January was a rough month for John, as he reports below. Nonetheless, his spirits are good, and he keeps on trucking. I’m awfully glad Mr. Butler made that interception in the last seconds of last night’s game, though: if not quite a Lazarus effect, it brought John out of his chair in jubilant exultation. I tend to dismiss “mere” sporting events as pretty irrelevant but in fact, they can literally give people something to cheer about and for that, I’m grateful.
Here’s his most recent update, circa 24 hours ago:
The Grand Adventure Part IX: Snowed in!
My friends! January has been long.
Some of you have been privy to my struggle with long term Mystery Pain™ stretching back to last summer. At first I thought it was just pulled stitches left over from surgery. Later I guessed I had given myself a hernia. Then I wondered if I had somehow pulled the muscles of my intestines. Finally, the pain was so fierce that I figured it had to be kidney stones. Had to be something, right? We put the last of my chemo treatments on hold so that I could drink radioactive kool-aid and get blasted by magnets. The scan revealed two things, first being that chemo wasn’t doing me a lick of good. None at all. Second, Mystery Pain™ was most obviously originating from two humongous blood clots that had formed on the sides of each kidney, left-over party favors from both surgery and chemo. Hmmm boy do they have my attention. Walking is a task. Lifting heavy objects is out. It pretty much hurts to exist, which is exhausting, because I like existing. Sometimes after a doctor’s visit they’ll give you a choice of lollipops or some such candy. In my case I got a three month’s supply of scary ass needles to slap into my own stomach twice daily all in the name of thinning my blood. January has been long.

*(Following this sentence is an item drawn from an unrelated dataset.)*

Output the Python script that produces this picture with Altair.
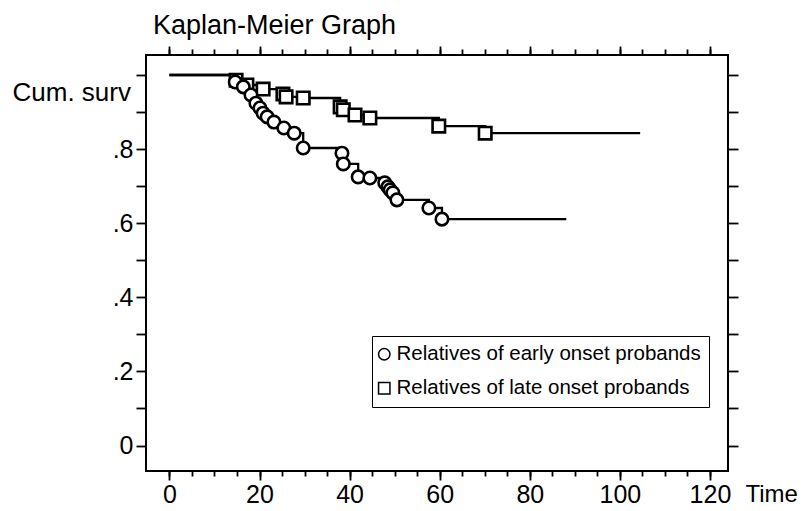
import altair as alt
import pandas as pd

early_label = "Relatives of early onset probands"
late_label = "Relatives of late onset probands"

# Kaplan-Meier steps (time, cumulative survival)
early_time = [14.6, 16.4, 18.1, 19.2, 20.1, 20.8, 21.7, 23.2, 25.4, 27.7, 29.7,
              38.3, 38.6, 41.9, 44.5, 47.8, 48.5, 49.0, 49.6, 50.5, 57.6, 60.5]
early_surv = [0.981, 0.968, 0.946, 0.924, 0.911, 0.897, 0.887, 0.873, 0.857, 0.843, 0.803,
              0.789, 0.760, 0.725, 0.722, 0.709, 0.698, 0.690, 0.682, 0.663, 0.641, 0.611]
early_end_time = 88.1

late_time = [14.8, 17.2, 20.8, 25.2, 25.9, 29.7, 37.9, 38.6, 41.2, 44.5, 59.8, 70.1]
late_surv = [0.986, 0.973, 0.962, 0.949, 0.941, 0.938, 0.914, 0.906, 0.892, 0.884, 0.862, 0.843]
late_end_time = 104.5

start_time = 0.0
start_surv = 1.0

x_major = [0, 20, 40, 60, 80, 100, 120]
x_minor = [0, 5, 10, 15, 20, 25, 30, 35, 40, 45, 50, 55, 60, 65, 70, 75, 80, 85, 90,
           95, 100, 105, 110, 115, 120]
y_ticks = [0.0, 0.1, 0.2, 0.3, 0.4, 0.5, 0.6, 0.7, 0.8, 0.9, 1.0]

FONT = "Liberation Sans"

rows = []
for g, ts, ss, end in [(early_label, early_time, early_surv, early_end_time),
                       (late_label, late_time, late_surv, late_end_time)]:
    rows.append({"group": g, "time": start_time, "surv": start_surv})
    for t, s in zip(ts, ss):
        rows.append({"group": g, "time": t, "surv": s})
    rows.append({"group": g, "time": end, "surv": ss[-1]})
line_df = pd.DataFrame(rows)

pts = []
for g, ts, ss in [(late_label, late_time, late_surv), (early_label, early_time, early_surv)]:
    for t, s in zip(ts, ss):
        pts.append({"group": g, "time": t, "surv": s})
pt_df = pd.DataFrame(pts)

x_scale = alt.Scale(domain=[-5.2, 124], nice=False, zero=False)
y_scale = alt.Scale(domain=[-0.0688, 1.054], nice=False, zero=False)
shape_scale = alt.Scale(domain=[early_label, late_label], range=["circle", "square"])

y_label_expr = ("datum.value < 0.05 ? '0' : ((datum.value > 0.95 || round(datum.value*10) % 2 == 1) "
                "? '' : substring(datum.label, 1))")

lines = alt.Chart(line_df).mark_line(
    interpolate="step-after", color="black", strokeWidth=2.3
).encode(
    x=alt.X("time:Q", scale=x_scale,
            axis=alt.Axis(orient="bottom", values=x_major, tickSize=9, domain=False,
                          labelPadding=2, title="Time", titleX=599, titleY=23,
                          titleAlign="left", titleBaseline="middle", titleAngle=0)),
    y=alt.Y("surv:Q", scale=y_scale,
            axis=alt.Axis(orient="left", values=y_ticks, tickSize=10, domain=False,
                          format=".1f", labelExpr=y_label_expr, labelPadding=3,
                          title="Cum. surv", titleAngle=0, titleX=-134, titleY=37,
                          titleAlign="left", titleBaseline="middle", titleFontSize=26)),
    detail="group:N",
)

# outline layer: carries the legend (plain unfilled symbols)
legend_pts = alt.Chart(pt_df).mark_point(
    filled=False, color="black", strokeWidth=1.5, size=150
).encode(
    x=alt.X("time:Q", scale=x_scale,
            axis=alt.Axis(orient="bottom", values=x_minor, tickSize=5, labels=False,
                          domain=False, title=None)),
    y=alt.Y("surv:Q", scale=y_scale,
            axis=alt.Axis(orient="right", values=y_ticks, tickSize=10, labels=False,
                          domain=False, title=None)),
    shape=alt.Shape("group:N", scale=shape_scale,
                    legend=alt.Legend(title=None, orient="none", legendX=226, legendY=281,
                                      strokeColor="black", fillColor="white", padding=8,
                                      labelFont=FONT, labelFontSize=20.5, labelColor="black",
                                      labelLimit=400, symbolSize=130, symbolStrokeWidth=1.5,
                                      symbolStrokeColor="black", symbolOpacity=1,
                                      symbolOffset=-6, rowPadding=13, labelOffset=2)),
)

# white-filled markers drawn on top
points = alt.Chart(pt_df).mark_point(
    filled=True, fill="white", stroke="black", strokeWidth=2.6, opacity=1, size=155
).encode(
    x=alt.X("time:Q", scale=x_scale, axis=None),
    y=alt.Y("surv:Q", scale=y_scale, axis=None),
    shape=alt.Shape("group:N", scale=shape_scale, legend=None),
)

top_minor = alt.Chart(pt_df).mark_point(size=0, strokeWidth=0).encode(
    x=alt.X("time:Q", scale=x_scale,
            axis=alt.Axis(orient="top", values=x_minor, tickSize=6, labels=False,
                          domain=False, title=None)),
    y=alt.Y("surv:Q", scale=y_scale, axis=None),
)

top_major = alt.Chart(pt_df).mark_point(size=0, strokeWidth=0).encode(
    x=alt.X("time:Q", scale=x_scale,
            axis=alt.Axis(orient="top", values=x_major, tickSize=9, labels=False,
                          domain=False, title=None)),
    y=alt.Y("surv:Q", scale=y_scale, axis=None),
)

chart = alt.layer(lines, legend_pts, points, top_minor, top_major).resolve_axis(
    x="independent", y="independent"
).properties(
    width=582, height=416,
    autosize=alt.AutoSizeParams(type="none"),
    padding={"left": 138, "top": 47, "right": 72, "bottom": 32},
    title=alt.TitleParams("Kaplan-Meier Graph", anchor="start", frame="group",
                          font=FONT, fontSize=27, fontWeight="normal", color="black",
                          dx=7, offset=5),
).configure_axis(
    labelFont=FONT, labelFontSize=25, labelColor="black",
    titleFont=FONT, titleFontSize=24, titleFontWeight="normal", titleColor="black",
    tickColor="black", tickWidth=1.8, grid=False,
).configure_view(
    stroke="black", strokeWidth=2
)

chart.save("out.html", embed_options={"renderer": "svg", "actions": False})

So chemo is out. I’m actually pretty grateful for that, actually, and in many regards, pain be damned, I actually feel a lot better. It’s left me with some pretty serious side effects, nerve damage and other such pleasantries, that may heal, may not. At the urging of my trusted nurses, I am trying a new drug called Erbitux, a targeted therapy that was designed for exactly the type of butt cancer that plagues yours truly. How lucky am I, huh? It’s not technically a chemo drug and the toxicity is low. The one side effect, I was told, would be a light rash. The rash itself would serve as indicator that the drug is working. Well, working it must be! Gracing my face is now the most obscene light rash you’ve ever witnessed. It’s absolute carnage. Holy shit I thought I had it bad in high school. My face now resembles a war zone on the volcanic surface of the planet Zits. Light rash my ass. Doctors should be required to personally sample every treatment they prescribe.

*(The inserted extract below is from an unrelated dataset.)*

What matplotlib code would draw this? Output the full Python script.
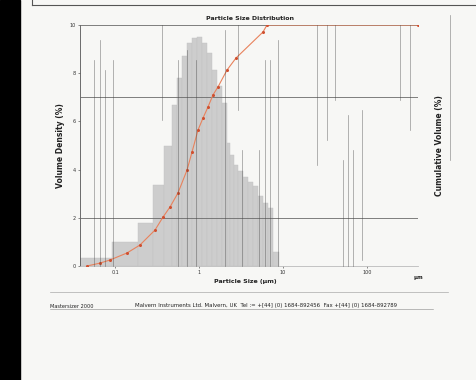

Yeah, January has been a bit of a slog. Am I trying to survive the cancer or the treatment? I sometimes feel that when cancer patients are urged to “be strong,” the real fight is against all the crap the doctors throw at you. There is no concern for the long term effects of their treatment, since to them death is already a forgone conclusion. And there doesn’t seem to be much interest in identifying the source of the disease, so long as the symptoms are contained. I won’t lie, I was a bit angry for a spell. I had made some big plans for western travel for the month of February. Mango groves in Hawaii, big mountain skiing in Alaska, swimming in Southern California and of course my second home of Colorado, all out the window so I can instead hobble around in the northeastern snow with a friggin cane. I started to get caught up in what I “should” be doing, rather than dealing with the reality at hand. I should be swimming in turquoise water. I should be chest deep in champagne powder. I should be drinking over-the-top bottles of Brunello with my crew in Telluride. I should be road tripping! Have you seen the price of gasoline?
But of course, the land of Should Be is a dangerous place to live. Desire leads to entitlement, which in turns leads to the constant gripe that things are unfair. And indeed, life seems unfair when held to the list of demands we deem so reasonable. Now with a clearer mind, I remember that I’m not driving this train. I have no hands on the wheel, and the only control I have in the matter is how I react to what falls upon me. That is what defines our character. None of us “deserve” anything, good or bad. Life tends to serve up exactly what we need, whether we recognize it or not. Hell, maybe these blood clots are somehow a boon. Maybe this is the universe’s way of telling me to sit down, stop wandering and write a damn book. It’s not bad advice.
So that’s about all I have to say about that. Sorry for falling off the radar. January has been, y’know, long. I plan on taking some down time for the Erbitux and blood thinners to do their thing. I’ll be keeping a low public profile, partly because walking is a painful chore, partly because currently my face scares children. All part of the grand adventure.
Hope you’re all warm, well fed and properly unshoveled wherever you are. Be well, my friends. Take care of those around you, even in the midst of your own struggles. Define your character. We’re all going through something, and no one gets through it alone.
I love you all. Live big. Go Patriots.